>> START

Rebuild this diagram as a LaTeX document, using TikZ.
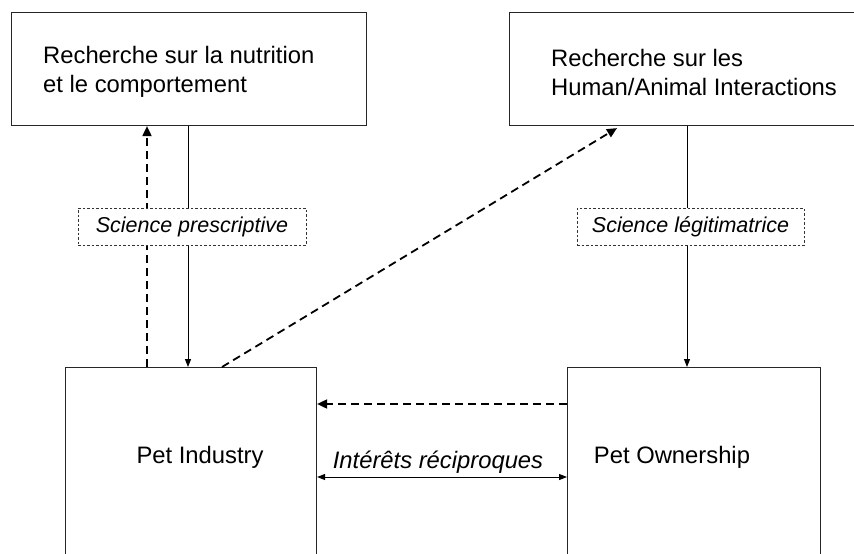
\documentclass[tikz,border=0pt]{standalone}
\usepackage{fontspec}
\setmainfont{Liberation Sans}
\usetikzlibrary{arrows.meta}
\begin{document}
\begin{tikzpicture}[x=1pt,y=-1pt,
  boxnode/.style={draw=black!85,line width=1.1pt,rectangle,inner sep=0pt,anchor=north west},
  maintext/.style={inner sep=0pt,align=left,font=\fontsize{23.8}{29}\selectfont},
  tagbox/.style={draw=black!80,dashed,dash pattern=on 2.5pt off 2pt,line width=0.8pt,fill=white,
    inner sep=0pt,minimum height=37pt,font=\fontsize{21.5}{25}\selectfont\itshape},
  solidarrow/.style={line width=1pt,-{Triangle[length=8pt,width=6pt]}},
  dasharrow/.style={line width=1.8pt,dash pattern=on 8pt off 5pt,-{Triangle[length=10pt,width=9pt]}},
  bothways/.style={line width=1pt,{Triangle[length=8pt,width=6pt]}-{Triangle[length=8pt,width=6pt]}}
]
\useasboundingbox (0,0) rectangle (854,554);
\clip (0,0) rectangle (854,554);
\fill[white] (0,0) rectangle (854,554);

% boxes
\node[boxnode,minimum width=355pt,minimum height=113pt] (tl) at (11,12) {};
\node[boxnode,minimum width=400pt,minimum height=113pt] (tr) at (509,12) {};
\node[boxnode,minimum width=251pt,minimum height=260pt] (pi) at (65,367) {};
\node[boxnode,minimum width=253pt,minimum height=260pt] (po) at (567,367) {};

% box texts
\node[maintext,anchor=west] (tltext) at (43,72) {Recherche sur la nutrition\\et le comportement};
\node[maintext,anchor=west] (trtext) at (551,72) {Recherche sur les\\Human/Animal Interactions};
\node[maintext,anchor=base] (pitext) at (200,463) {Pet Industry};
\node[maintext,anchor=base] (potext) at (672,463) {Pet Ownership};

% connectors
\draw[solidarrow] ([xshift=177pt]tl.south west) -- ([xshift=123pt]pi.north west);
\draw[dasharrow] ([xshift=82pt]pi.north west) -- ([xshift=136pt]tl.south west);
\draw[dasharrow] ([xshift=157pt]pi.north west) -- ([xshift=108pt,yshift=-2pt]tr.south west);
\draw[solidarrow] ([xshift=178pt]tr.south west) -- ([xshift=120pt]po.north west);
\draw[dasharrow] ([yshift=-37pt]po.north west) -- ([yshift=-37pt]pi.north east);
\draw[bothways] ([yshift=-110pt]pi.north east) -- ([yshift=-110pt]po.north west);

% tags
\node[tagbox,minimum width=228pt] (sp) at (192,226.5) {Science prescriptive};
\node[tagbox,minimum width=227pt] (sl) at (690.5,226.5) {Science légitimatrice};
\node[inner sep=0pt,anchor=base,font=\fontsize{23.8}{29}\selectfont\itshape] (ir) at (438,468) {Intérêts réciproques};
\end{tikzpicture}
\end{document}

>> END

Please write out all the data again word for word, but not the pictures.

Rebuild this diagram as a LaTeX document, using TikZ.
\documentclass[tikz,border=0pt]{standalone}
\usepackage{fontspec}
\setmainfont{Liberation Sans}
\usetikzlibrary{arrows.meta}
\begin{document}
\begin{tikzpicture}[x=1pt,y=-1pt,
  boxnode/.style={draw=black!85,line width=1.1pt,rectangle,inner sep=0pt,anchor=north west},
  maintext/.style={inner sep=0pt,align=left,font=\fontsize{23.8}{29}\selectfont},
  tagbox/.style={draw=black!80,dashed,dash pattern=on 2.5pt off 2pt,line width=0.8pt,fill=white,
    inner sep=0pt,minimum height=37pt,font=\fontsize{21.5}{25}\selectfont\itshape},
  solidarrow/.style={line width=1pt,-{Triangle[length=8pt,width=6pt]}},
  dasharrow/.style={line width=1.8pt,dash pattern=on 8pt off 5pt,-{Triangle[length=10pt,width=9pt]}},
  bothways/.style={line width=1pt,{Triangle[length=8pt,width=6pt]}-{Triangle[length=8pt,width=6pt]}}
]
\useasboundingbox (0,0) rectangle (854,554);
\clip (0,0) rectangle (854,554);
\fill[white] (0,0) rectangle (854,554);

% boxes
\node[boxnode,minimum width=355pt,minimum height=113pt] (tl) at (11,12) {};
\node[boxnode,minimum width=400pt,minimum height=113pt] (tr) at (509,12) {};
\node[boxnode,minimum width=251pt,minimum height=260pt] (pi) at (65,367) {};
\node[boxnode,minimum width=253pt,minimum height=260pt] (po) at (567,367) {};

% box texts
\node[maintext,anchor=west] (tltext) at (43,72) {Recherche sur la nutrition\\et le comportement};
\node[maintext,anchor=west] (trtext) at (551,72) {Recherche sur les\\Human/Animal Interactions};
\node[maintext,anchor=base] (pitext) at (200,463) {Pet Industry};
\node[maintext,anchor=base] (potext) at (672,463) {Pet Ownership};

% connectors
\draw[solidarrow] ([xshift=177pt]tl.south west) -- ([xshift=123pt]pi.north west);
\draw[dasharrow] ([xshift=82pt]pi.north west) -- ([xshift=136pt]tl.south west);
\draw[dasharrow] ([xshift=157pt]pi.north west) -- ([xshift=108pt,yshift=-2pt]tr.south west);
\draw[solidarrow] ([xshift=178pt]tr.south west) -- ([xshift=120pt]po.north west);
\draw[dasharrow] ([yshift=-37pt]po.north west) -- ([yshift=-37pt]pi.north east);
\draw[bothways] ([yshift=-110pt]pi.north east) -- ([yshift=-110pt]po.north west);

% tags
\node[tagbox,minimum width=228pt] (sp) at (192,226.5) {Science prescriptive};
\node[tagbox,minimum width=227pt] (sl) at (690.5,226.5) {Science légitimatrice};
\node[inner sep=0pt,anchor=base,font=\fontsize{23.8}{29}\selectfont\itshape] (ir) at (438,468) {Intérêts réciproques};
\end{tikzpicture}
\end{document}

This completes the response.